Korupsi menyebabkan kerugian keuangan negara. Peralatan kesehatan dan obat yang dibeli jauh lebih mahal, tetapi tak berkualitas. Dalam banyak kasus, pemerintah memaksa mengadakan alat yang ternyata berbeda dengan kebutuhan rumah sakit dan puskesmas.

Korupsi pun jadi biang keladi buruknya pelayanan kesehatan. Peralatan tidak memadai dan kekurangan obat merupakan dua masalah utama yang paling banyak dikeluhkan masyarakat terkait dengan rumah sakit milik pemerintah dan puskesmas. Korupsi membuat masyarakat sulit mengakses pelayanan kesehatan yang berkualitas.
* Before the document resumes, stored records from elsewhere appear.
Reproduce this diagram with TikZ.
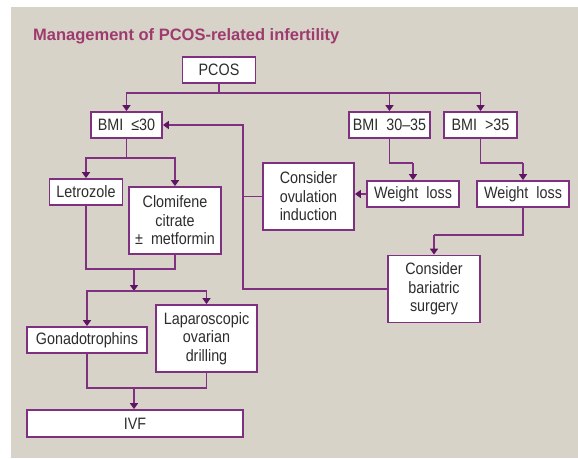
\documentclass[tikz,border=0pt]{standalone}
\usepackage{fontspec}
\setmainfont{Liberation Sans}
\newfontfamily\boxfont{Liberation Sans}[FakeStretch=0.87]
\usetikzlibrary{arrows.meta}
\definecolor{bg}{RGB}{215,211,201}
\definecolor{pl}{RGB}{128,48,128}
\definecolor{ah}{RGB}{95,20,100}
\definecolor{tt}{RGB}{158,58,110}
\definecolor{tx}{RGB}{45,45,45}
\begin{document}
\begin{tikzpicture}[x=1pt,y=-1pt,
 box/.style={draw=pl, line width=1.8pt, fill=white, inner sep=0pt, align=center,
   font=\boxfont\fontsize{16.5}{18.5}\selectfont, text=tx},
 ln/.style={draw=pl, line width=1.8pt},
 arr/.style={ln, -{Triangle[width=8pt,length=6pt,color=ah]}}]
\useasboundingbox (0,0) rectangle (578,458);
\fill[white] (0,0) rectangle (578,458);
\fill[bg] (11,7) rectangle (578,458);

\node[anchor=base west, inner sep=0pt, text=tt,
  font=\bfseries\fontsize{16.5}{18}\selectfont] (title) at (33,40)
  {Management of PCOS-related infertility};

\node[box, minimum width=73, minimum height=26] (pcos) at (219,70) {PCOS};
\node[box, minimum width=71, minimum height=26] (bmi1) at (126.5,125) {BMI\ \ ≤30};
\node[box, minimum width=81, minimum height=26] (bmi2) at (389.5,125) {BMI\ \ 30–35};
\node[box, minimum width=73, minimum height=26] (bmi3) at (480.5,125) {BMI\ \ >35};
\node[box, minimum width=73, minimum height=26] (letro) at (86,192) {Letrozole};
\node[box, minimum width=92, minimum height=67] (clomi) at (175,220.5) {Clomifene\\citrate\\±\ \ metformin};
\node[box, minimum width=91, minimum height=67] (ovul) at (308.5,196.5) {Consider\\ovulation\\induction};
\node[box, minimum width=92, minimum height=26] (wl1) at (413,194) {Weight\ \ loss};
\node[box, minimum width=92, minimum height=26] (wl2) at (523,194) {Weight\ \ loss};
\node[box, minimum width=92, minimum height=67] (bari) at (434,289) {Consider\\bariatric\\surgery};
\node[box, minimum width=120, minimum height=26] (gonado) at (87,340) {Gonadotrophins};
\node[box, minimum width=101, minimum height=67] (lap) at (206.5,338.5) {Laparoscopic\\ovarian\\drilling};
\node[box, minimum width=216, minimum height=27] (ivf) at (135,423.5) {IVF};

% PCOS branches
\coordinate (j1) at (219,93);
\draw[ln] (pcos.south) -- (j1);
\draw[arr] (j1) -| (bmi1.north);
\draw[arr] (j1) -| (bmi2.north);
\draw[arr] (j1) -| (bmi3.north);

% BMI <=30 branch
\coordinate (j2) at (126.5,158);
\draw[ln] (bmi1.south) -- (j2);
\draw[arr] (j2) -| (letro.north);
\draw[arr] (j2) -| (clomi.north);

\coordinate (j3) at (134,269);
\draw[ln] (letro.south) |- (j3);
\draw[ln] (clomi.south) |- (j3);
\coordinate (j4) at (134,291);
\draw[arr] (j3) -- (j4);
\draw[ln] (gonado.north |- j4) -- (lap.north |- j4);
\draw[arr] (j4) -| (gonado.north);
\draw[arr] (j4) -| (lap.north);

\coordinate (j5) at (134,388);
\draw[ln] (gonado.south) |- (j5);
\draw[ln] (lap.south) |- (j5);
\draw[arr] (j5) -- (j5 |- ivf.north);

% right side
\coordinate (v1) at (243,289);
\draw[arr] (bari.west) -- (v1) |- (bmi1.east);
\draw[ln] (ovul.west) -- (ovul.west -| v1);

\coordinate (j7) at (413,163);
\draw[ln] (bmi2.south) |- (j7);
\draw[arr] (j7) -- (wl1.north);
\coordinate (j8) at (523,163);
\draw[ln] (bmi3.south) |- (j8);
\draw[arr] (j8) -- (wl2.north);
\draw[arr] (wl1.west) -- (wl1.west -| ovul.east);
\coordinate (j9) at (434,235);
\draw[ln] (wl2.south) |- (j9);
\draw[arr] (j9) -- (bari.north);
\end{tikzpicture}
\end{document}
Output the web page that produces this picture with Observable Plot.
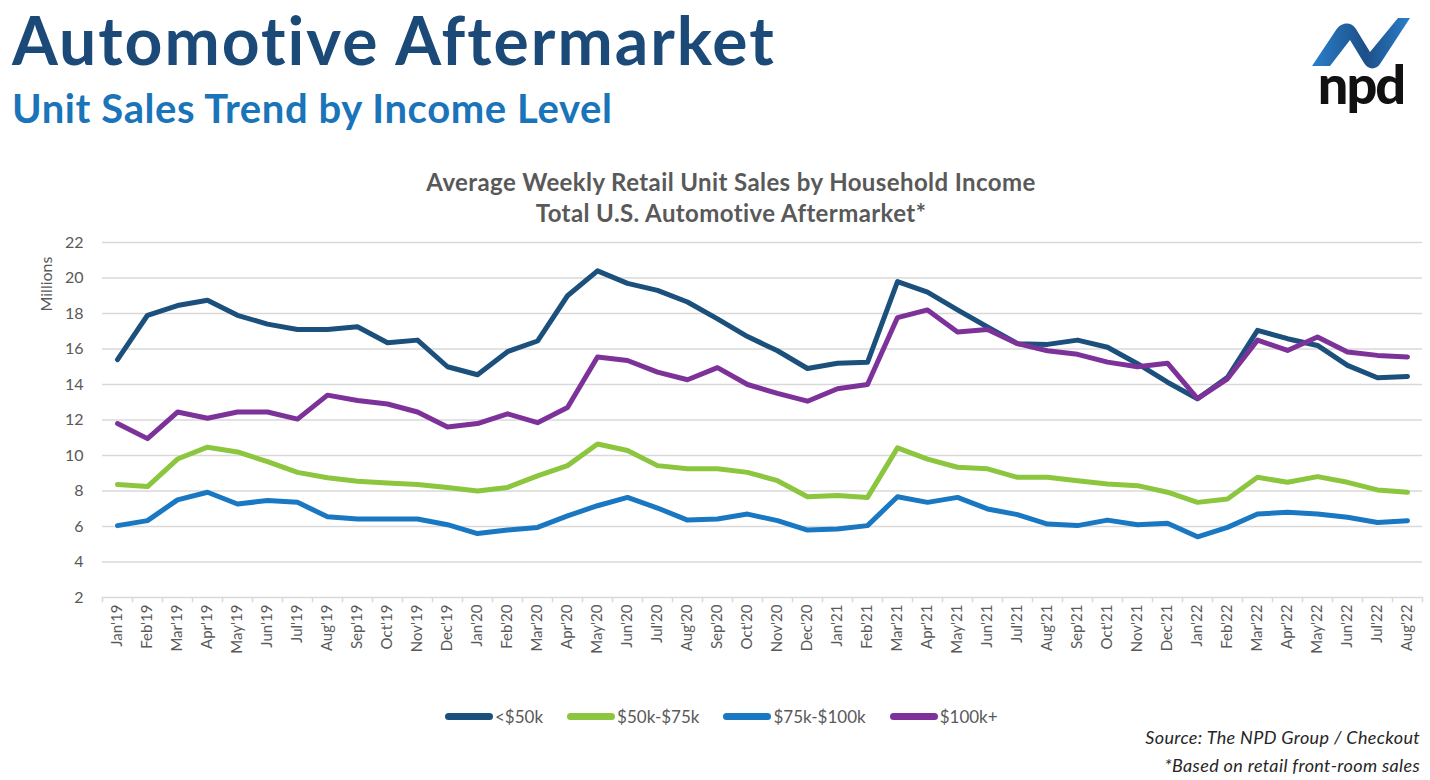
<!DOCTYPE html>
<html>
<head>
<meta charset="utf-8">
<script src="https://cdn.jsdelivr.net/npm/d3@7"></script>
<script src="https://cdn.jsdelivr.net/npm/@observablehq/plot@0.6"></script>
<style>
  html, body { margin: 0; padding: 0; background: #fff; }
  #page { position: relative; width: 1430px; height: 780px; overflow: hidden; font-family: Lato, "Open Sans", sans-serif; }
  #title { position: absolute; left: 12px; top: 0px; font-size: 66px; font-weight: 700; color: #1b4a78; letter-spacing: 2px; line-height: 80px; white-space: nowrap; }
  #subtitle { position: absolute; left: 12px; top: 83px; font-size: 40px; font-weight: 700; color: #1a74b9; letter-spacing: 0.6px; line-height: 50px; white-space: nowrap; }
  #logo { position: absolute; left: 1306px; top: 12px; }
  #charttitle { position: absolute; left: 0; width: 1462px; top: 166px; text-align: center; font-size: 24px; font-weight: 700; color: #595959; letter-spacing: 0.4px; line-height: 31px; }
  #chart { position: absolute; left: 0; top: 225px; }
  #ylabel { position: absolute; left: 45px; top: 284px; transform: translate(-50%, -50%) rotate(-90deg); font-size: 16px; color: #595959; white-space: nowrap; }
  #legend { position: absolute; left: 445px; top: 706px; display: flex; gap: 24px; font-size: 17px; color: #595959; }
  .item { display: flex; align-items: center; gap: 2px; }
  .sw { width: 48px; height: 7px; border-radius: 4px; }
  #source { position: absolute; right: 10px; top: 723px; text-align: right; font-style: italic; font-size: 18px; letter-spacing: 0.35px; color: #262626; line-height: 28px; white-space: nowrap; }
</style>
</head>
<body>
<div id="page">
  <div id="title">Automotive Aftermarket</div>
  <div id="subtitle">Unit Sales Trend by Income Level</div>
  <svg id="logo" width="110" height="106" viewBox="0 0 110 106">
    <defs>
      <linearGradient id="lg" x1="0" x2="1" y1="0" y2="0">
        <stop offset="0" stop-color="#2a7fca"/>
        <stop offset="0.55" stop-color="#1d4f88"/>
        <stop offset="1" stop-color="#2a7fca"/>
      </linearGradient>
    </defs>
    <path d="M6,54 L30,18 C35,10 45,9 50,17 L64,40 L92,6 L104,6 L74,52 C70,58 62,58 58,51 L44,28 L24,54 Z" fill="url(#lg)"/>
    <text x="55" y="92" text-anchor="middle" font-family="Lato, sans-serif" font-weight="900" font-size="54" fill="#111" letter-spacing="-2">npd</text>
  </svg>
  <div id="charttitle">Average Weekly Retail Unit Sales by Household Income<br>Total U.S. Automotive Aftermarket*</div>
  <div id="ylabel">Millions</div>
  <div id="chart"></div>
  <div id="legend"></div>
  <div id="source">Source: The NPD Group / Checkout<br>*Based on retail front-room sales</div>
</div>
<script>
const months = ["Jan'19","Feb'19","Mar'19","Apr'19","May'19","Jun'19","Jul'19","Aug'19","Sep'19","Oct'19","Nov'19","Dec'19",
  "Jan'20","Feb'20","Mar'20","Apr'20","May'20","Jun'20","Jul'20","Aug'20","Sep'20","Oct'20","Nov'20","Dec'20",
  "Jan'21","Feb'21","Mar'21","Apr'21","May'21","Jun'21","Jul'21","Aug'21","Sep'21","Oct'21","Nov'21","Dec'21",
  "Jan'22","Feb'22","Mar'22","Apr'22","May'22","Jun'22","Jul'22","Aug'22"];

const seriesNames = ["<$50k", "$50k-$75k", "$75k-$100k", "$100k+"];
const seriesColors = ["#1b4f7c", "#8cc63e", "#1a78c2", "#7d3299"];

const under50k = [15.4, 17.9, 18.45, 18.75, 17.9, 17.4, 17.1, 17.1, 17.25, 16.35, 16.5, 15.0,
  14.55, 15.85, 16.45, 19.0, 20.4, 19.7, 19.3, 18.65, 17.7, 16.7, 15.9, 14.9,
  15.2, 15.25, 19.8, 19.2, 18.2, 17.24, 16.3, 16.26, 16.5, 16.1, 15.17, 14.13,
  13.2, 14.4, 17.05, 16.58, 16.2, 15.08, 14.38, 14.45];
const k50to75 = [8.36, 8.25, 9.8, 10.47, 10.2, 9.65, 9.05, 8.75, 8.55, 8.45, 8.36, 8.2,
  8.0, 8.2, 8.85, 9.43, 10.65, 10.28, 9.43, 9.25, 9.25, 9.05, 8.58, 7.68,
  7.74, 7.64, 10.43, 9.8, 9.34, 9.25, 8.77, 8.77, 8.58, 8.4, 8.3, 7.93,
  7.36, 7.55, 8.77, 8.49, 8.81, 8.49, 8.06, 7.93];
const k75to100 = [6.05, 6.33, 7.5, 7.93, 7.27, 7.46, 7.36, 6.55, 6.42, 6.42, 6.42, 6.1,
  5.6, 5.8, 5.95, 6.6, 7.17, 7.64, 7.04, 6.36, 6.42, 6.7, 6.33, 5.8,
  5.86, 6.05, 7.68, 7.36, 7.64, 6.99, 6.67, 6.14, 6.05, 6.36, 6.1, 6.18,
  5.42, 5.95, 6.7, 6.8, 6.7, 6.52, 6.23, 6.33];
const over100k = [11.8, 10.95, 12.45, 12.1, 12.45, 12.45, 12.05, 13.4, 13.1, 12.9, 12.45, 11.6,
  11.8, 12.35, 11.85, 12.7, 15.55, 15.35, 14.7, 14.27, 14.95, 14.0, 13.5, 13.06,
  13.76, 14.0, 17.77, 18.2, 16.96, 17.1, 16.3, 15.9, 15.7, 15.26, 15.0, 15.2,
  13.2, 14.32, 16.5, 15.92, 16.68, 15.83, 15.64, 15.55];

const yTicks = [2, 4, 6, 8, 10, 12, 14, 16, 18, 20, 22];

const seriesValues = [under50k, k50to75, k75to100, over100k];
const data = seriesNames.flatMap((name, s) =>
  months.map((m, i) => ({series: name, month: m, value: seriesValues[s][i]})));

const W = 1430, ML = 102, MR = 8;
const halfStep = (W - ML - MR) / months.length / 2;

const chart = Plot.plot({
  width: W,
  height: 455,
  marginTop: 17,
  marginBottom: 83,
  marginLeft: ML,
  marginRight: MR,
  style: {fontFamily: "Lato, 'Open Sans', sans-serif", fontSize: "15px", color: "#595959", background: "transparent", overflow: "visible"},
  x: {type: "point", domain: months, padding: 0.5, tickRotate: -90, tickSize: 0, tickPadding: 7, label: null},
  y: {domain: [2, 22], ticks: yTicks, tickSize: 0, tickPadding: 19, label: null},
  color: {domain: seriesNames, range: seriesColors},
  marks: [
    Plot.ruleY(yTicks, {stroke: "#d9d9d9", strokeWidth: 1.5}),
    Plot.ruleX(months, {x: d => d, y1: 2, y2: 1.7, dx: -halfStep, stroke: "#d9d9d9", strokeWidth: 1.5}),
    Plot.ruleX(months.slice(-1), {x: d => d, y1: 2, y2: 1.7, dx: halfStep, stroke: "#d9d9d9", strokeWidth: 1.5}),
    Plot.line(data, {x: "month", y: "value", z: "series", stroke: "series", strokeWidth: 5, strokeLinejoin: "round", strokeLinecap: "round"})
  ]
});
document.getElementById("chart").appendChild(chart);
d3.select(chart).selectAll('[aria-label^="y-axis"] text').style("font-size", "16px");

const legend = d3.select("#legend");
seriesNames.forEach((name, i) => {
  const item = legend.append("div").attr("class", "item");
  item.append("div").attr("class", "sw").style("background", seriesColors[i]);
  item.append("span").text(name);
});
</script>
</body>
</html>
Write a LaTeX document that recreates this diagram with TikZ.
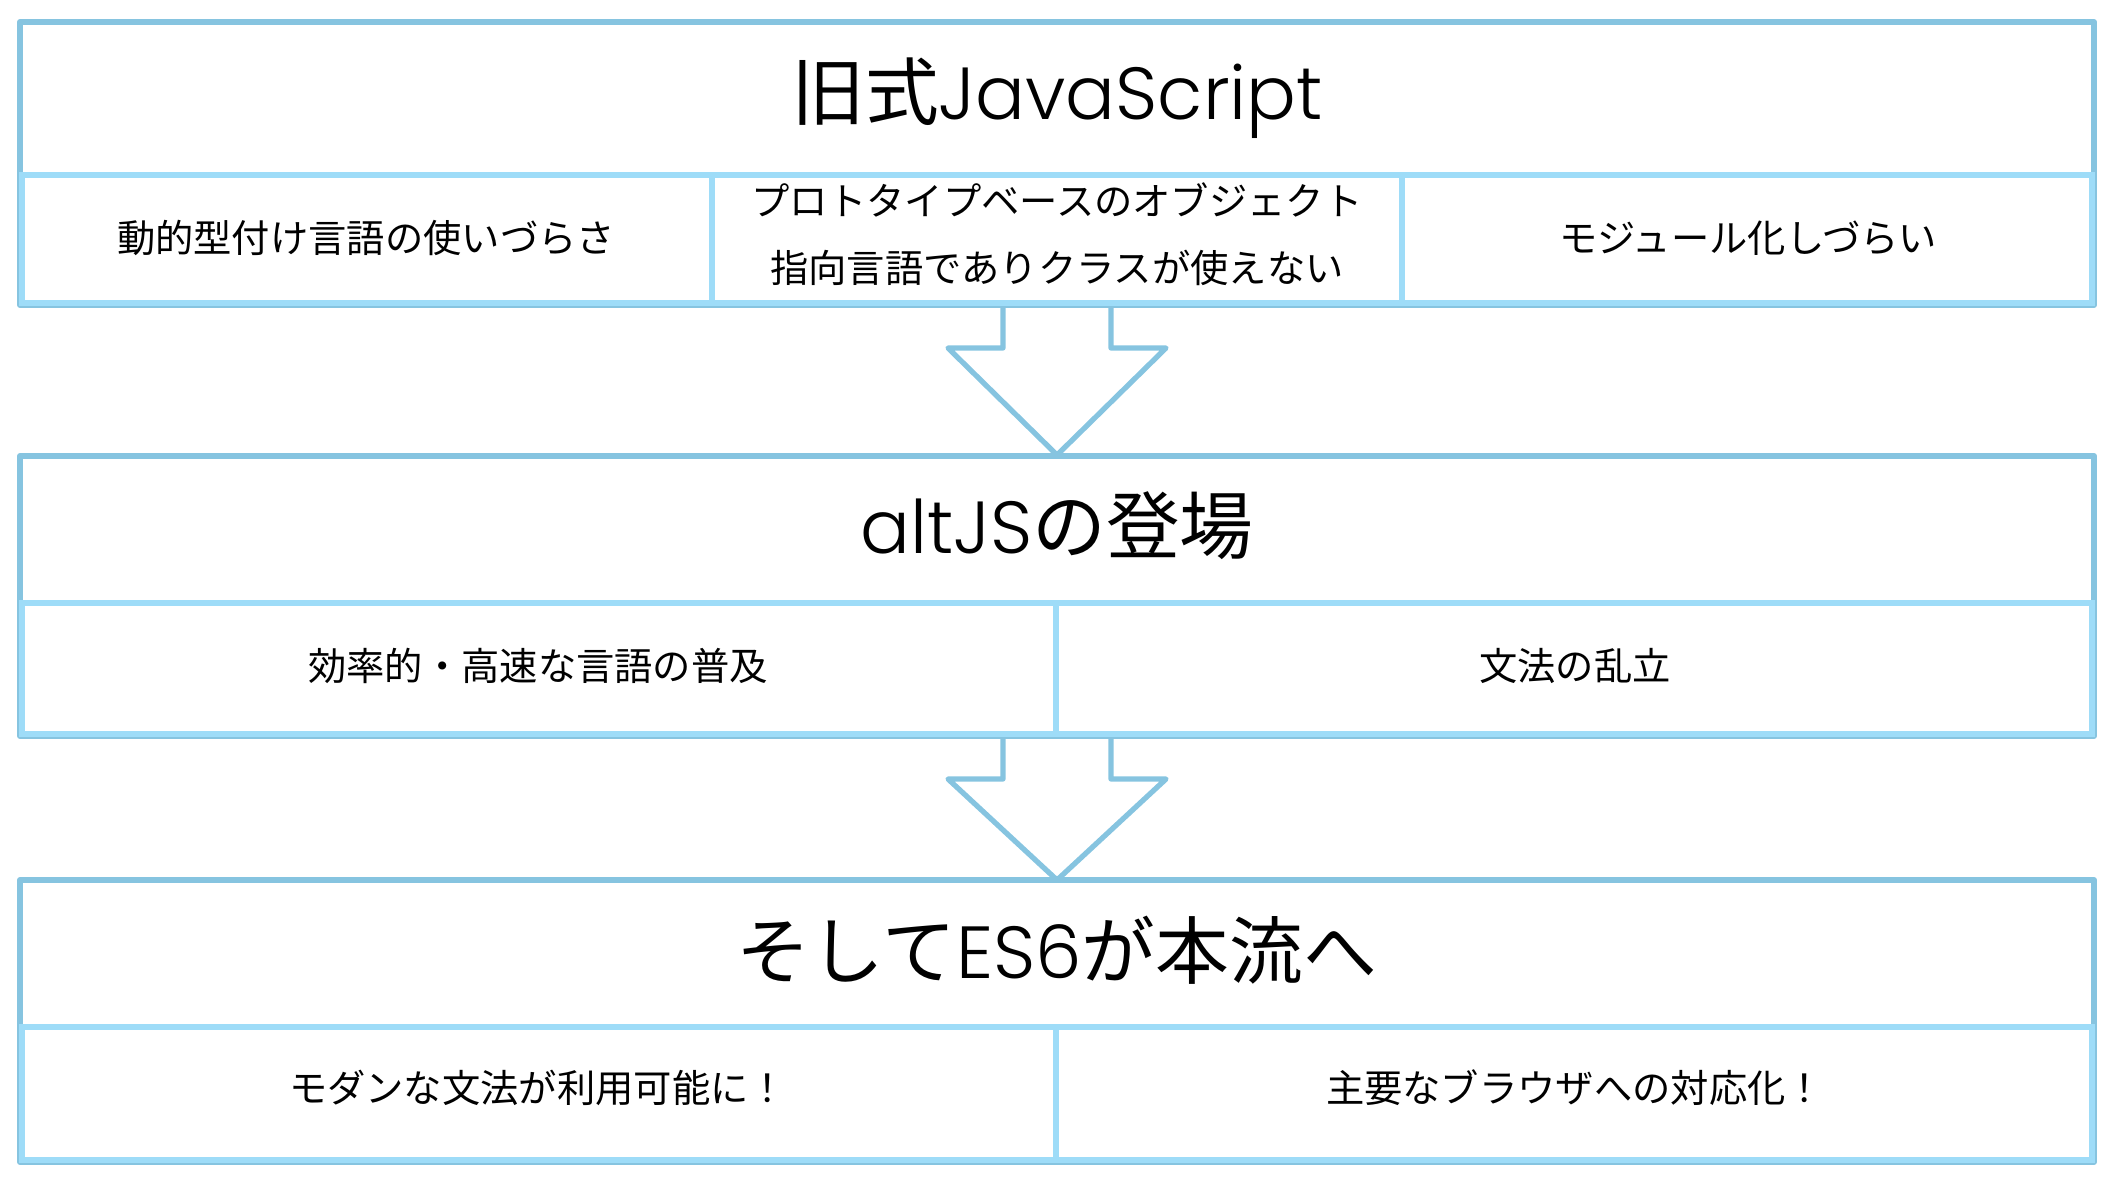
\documentclass[tikz,border=0pt]{standalone}
\usepackage{fontspec}
\setmainfont{Poppins Light}
\newfontfamily\jp{Noto Sans CJK JP}
\usetikzlibrary{calc}
\definecolor{dk}{HTML}{86C4E0}
\definecolor{lt}{HTML}{9EDCF8}
\begin{document}
\begin{tikzpicture}[x=0.02cm,y=-0.02cm,
  titletext/.style={font=\fontsize{42}{48}\selectfont, inner sep=0pt},
  subtext/.style={font=\jp\fontsize{21.8}{38}\selectfont, align=center, inner sep=0pt},
  outerbox/.style={draw=dk, line width=3.4pt, line join=round},
  cellbox/.style={draw=lt, line width=3.4pt},
  blockarrow/.style={draw=dk, line width=3pt, line join=round, line cap=round}]
\useasboundingbox (0,0) rectangle (2118,1188);

% arrow anchor coordinates
\coordinate (a1s) at (1057,305);
\coordinate (a1e) at (1057,455);
\coordinate (a2s) at (1057,736);
\coordinate (a2e) at (1057,880);

% block arrows
\draw[blockarrow] ($(a1s)+(-54,0)$) -- ($(a1s)+(-54,43)$) -- ($(a1s)+(-109,43)$) -- (a1e)
  -- ($(a1s)+(109,43)$) -- ($(a1s)+(54,43)$) -- ($(a1s)+(54,0)$);
\draw[blockarrow] ($(a2s)+(-54,0)$) -- ($(a2s)+(-54,43)$) -- ($(a2s)+(-109,43)$) -- (a2e)
  -- ($(a2s)+(109,43)$) -- ($(a2s)+(54,43)$) -- ($(a2s)+(54,0)$);

% box 1
\draw[outerbox] (20,22) rectangle (2094,305);
\draw[cellbox] (22,175) rectangle (712,303);
\draw[cellbox] (712,175) rectangle (1402,303);
\draw[cellbox] (1402,175) rectangle (2092,303);

% box 2
\draw[outerbox] (20,456) rectangle (2094,736);
\draw[cellbox] (22,603) rectangle (1056,734);
\draw[cellbox] (1056,603) rectangle (2092,734);

% box 3
\draw[outerbox] (20,880) rectangle (2094,1162);
\draw[cellbox] (22,1027) rectangle (1056,1160);
\draw[cellbox] (1056,1027) rectangle (2092,1160);

% texts
\node[titletext] (t1) at (1057,98) {{\jp 旧式}JavaScript};
\node[subtext] (s11) at (366,238) {動的型付け言語の使いづらさ};
\node[subtext] (s12) at (1057,234) {プロトタイプベースのオブジェクト\\指向言語でありクラスが使えない};
\node[subtext] (s13) at (1748,238) {モジュール化しづらい};

\node[titletext] (t2) at (1057,526) {altJS{\jp の登場}};
\node[subtext] (s21) at (538,666) {効率的・高速な言語の普及};
\node[subtext] (s22) at (1575,666) {文法の乱立};

\node[titletext] (t3) at (1057,950) {{\jp そして}ES6{\jp が本流へ}};
\node[subtext] (s31) at (538,1088) {モダンな文法が利用可能に！};
\node[subtext] (s32) at (1575,1088) {主要なブラウザへの対応化！};
\end{tikzpicture}
\end{document}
Selain itu, dampak paling berbahaya dari korupsi kesehatan adalah secara langsung mengancam nyawa masyarakat. Berbagai peralatan yang dibeli dari proses yang korup sangat mudah rusak, pelayanan purnajualnya buruk, dan tak presisi dalam mendiagnosis kondisi pasien. Peralatan tak bisa memberikan informasi akurat yang dapat menyebabkan tenaga medis salah melakukan tindakan medis. Begitu pula dengan obat. Jika masih tetap digunakan, obat kedaluwarsa justru jadi ancaman serius bagi pasien.

Langkah penting mempersempit ruang korupsi kesehatan, khususnya terkait alat kesehatan dan obat, adalah mendorong penggunaan e-katalog dan e-purchasing. Selain mempermudah, proses pengadaan pun tidak lagi berbelit-belit. Keduanya memberi kepastian spesifikasi teknis dan acuan harga.

Tapi, e-katalog dan e-purchasing bukan satu-satunya solusi untuk menekan korupsi kesehatan. Proses politik dalam penganggaran pun harus dikontrol oleh publik.

Terakhir, terkait penegakan hukum. Selama ini pertimbangan yang memperberat hukuman pelaku korupsi kesehatan hanya besaran kerugian negara dan aturan yang dilanggar, sedangkan dampak yang ditimbulkan dari praktik korupsi kerap diabaikan. Padahal, korupsi kesehatan secara langsung bisa mengancam nyawa masyarakat. Karena itu, agar timbul efek jera, dampak korupsi harus didorong menjadi bahan pertimbangan hakim dalam menjatuhkan vonis.